I was thinking about this from Portland's view. Let's assume that Brad does offer Jaylen for Dame. This would mean that Brad didn't give Jaylen his supermax, because anyone signing a supermax can't be traded for a year. So he offers Jaylen with a year left on his contract to Portland for four years of Dame. Wouldn't Portland be concerned that they might be giving up their best ever (or second best ever, for those of us who remember Clyde the Glide) player for a one year rental who might leave for a more competitive team at the end of the season? If I was Cronin that would be weighing heavily on my mind, especially if Portland wasn't a team that Jaylen saw himself being in long term.

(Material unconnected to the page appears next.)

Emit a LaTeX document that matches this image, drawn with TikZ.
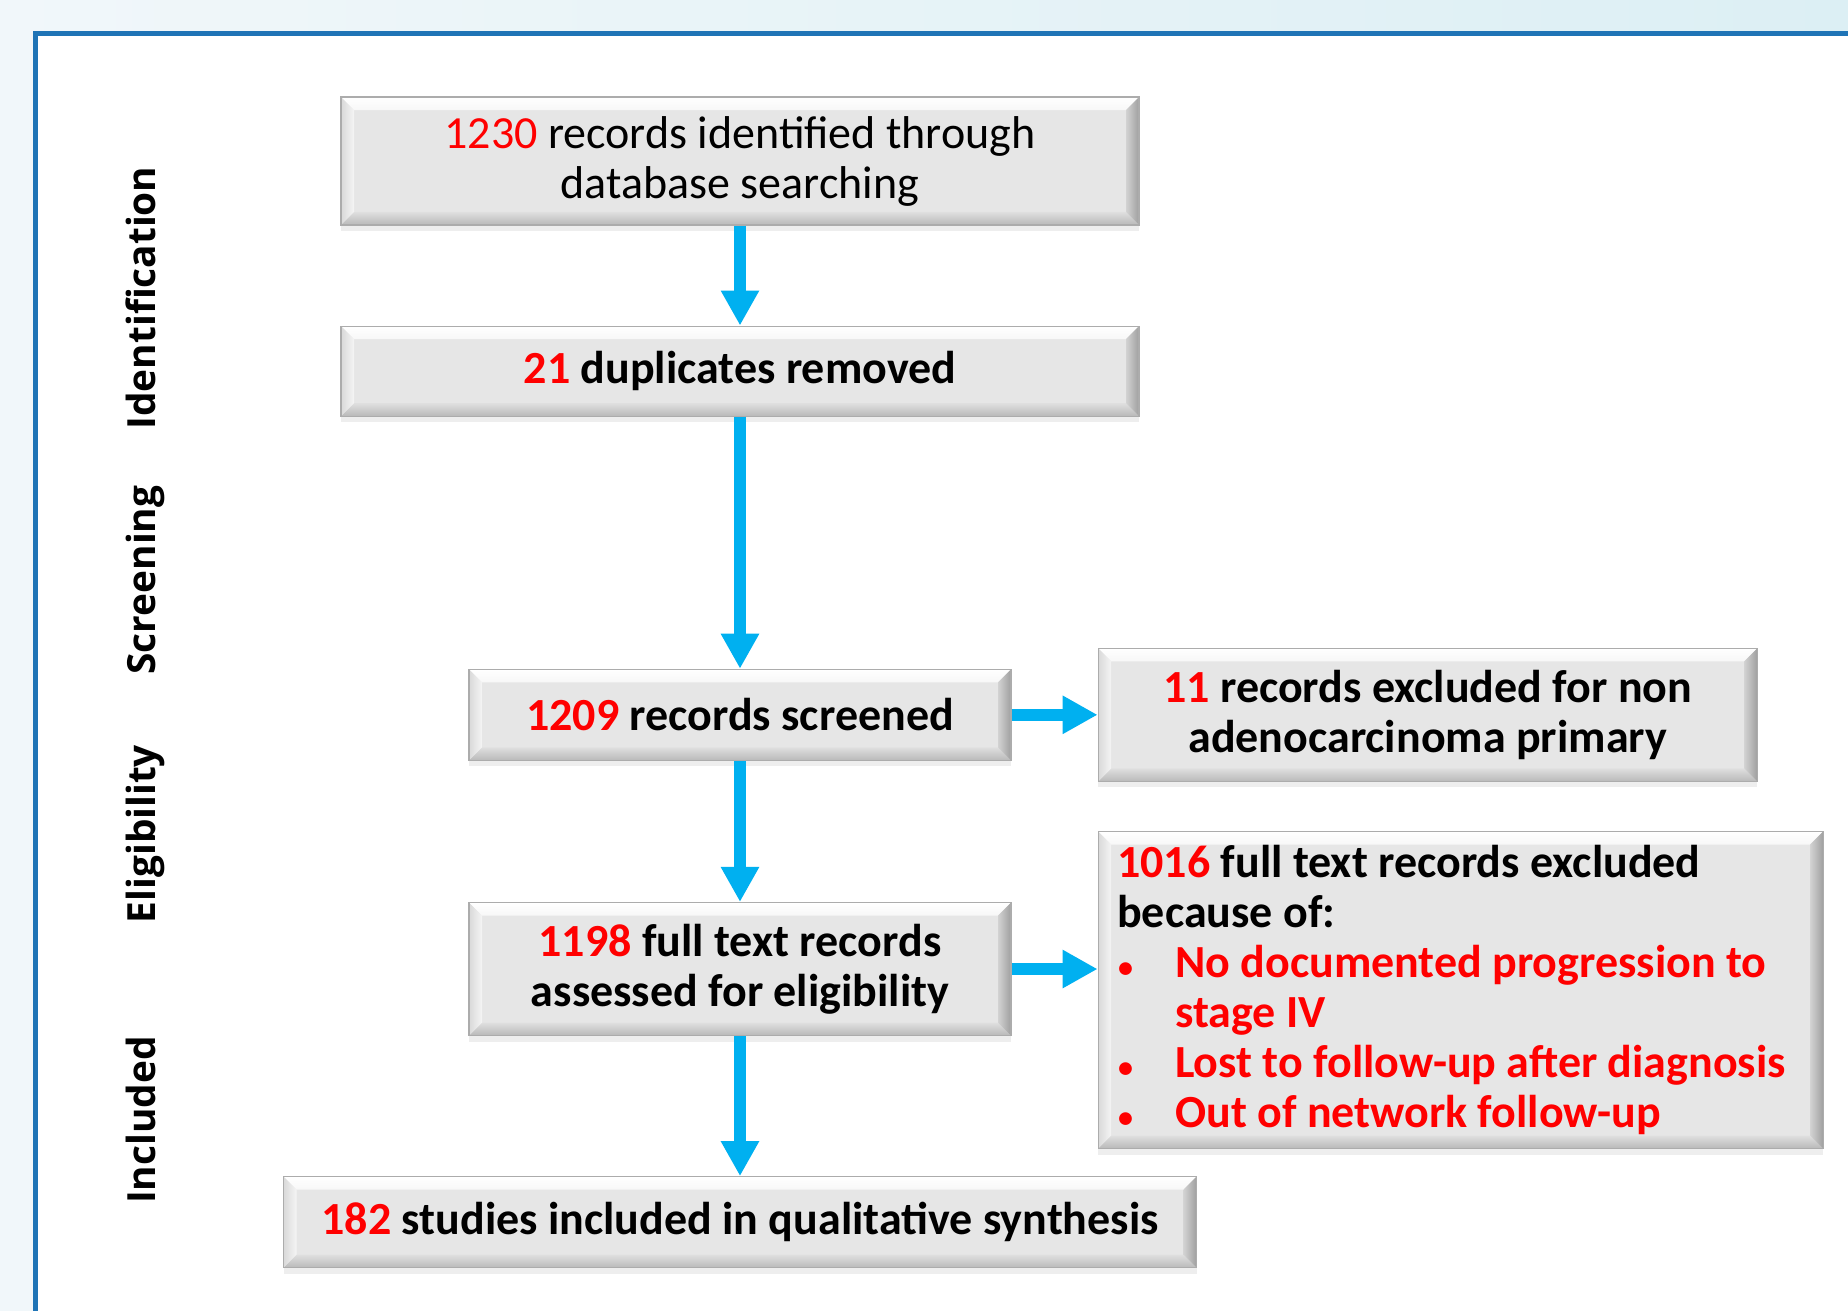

This is something I've brought up a couple times. Brown is very unlikely to sign an extension anywhere he's traded because of current extension rules (if i'm reading the new CBA correctly, maybe i'm not).
To illustrate: Brown's base salary is 28.5 million next year. The max base salary of an extension would be 140% of that final year number which would be 39.9 million. The starting salary off a cap of hypothetical cap of 145 million at the 30% max in free agency next year would be would be 43.5 million. So Brown can't really get to his max salary
guaranteed off an extension. That difference can be made up by bonuses which can also be carried over by up to 140% of the previous contract, but the net result is Brown can't even sign a fully guaranteed 30% max with a team he's traded to. The difference is even greater if the 24-25 cap comes in higher.
Brown is highly likely to just want to wait until free agency in 24' when he can sign a fresh contract clean of incentives. And at that point the difference in what his incumbent team and a new team can offer him over the first 4 years of a deal is only like 8 million or so. The only real advantage his incumbent team would have is a fifth year.
So a team expecting to be bad next year should, and will, be VERY wary of trading for Brown. He's a huge flight risk who probably won't extend ahead of time for financial reasons. Any team that trades for him probably has to be confident they are both good, and a place he wants to be. Otherwise they can't give uup the value Boston would need in a trade.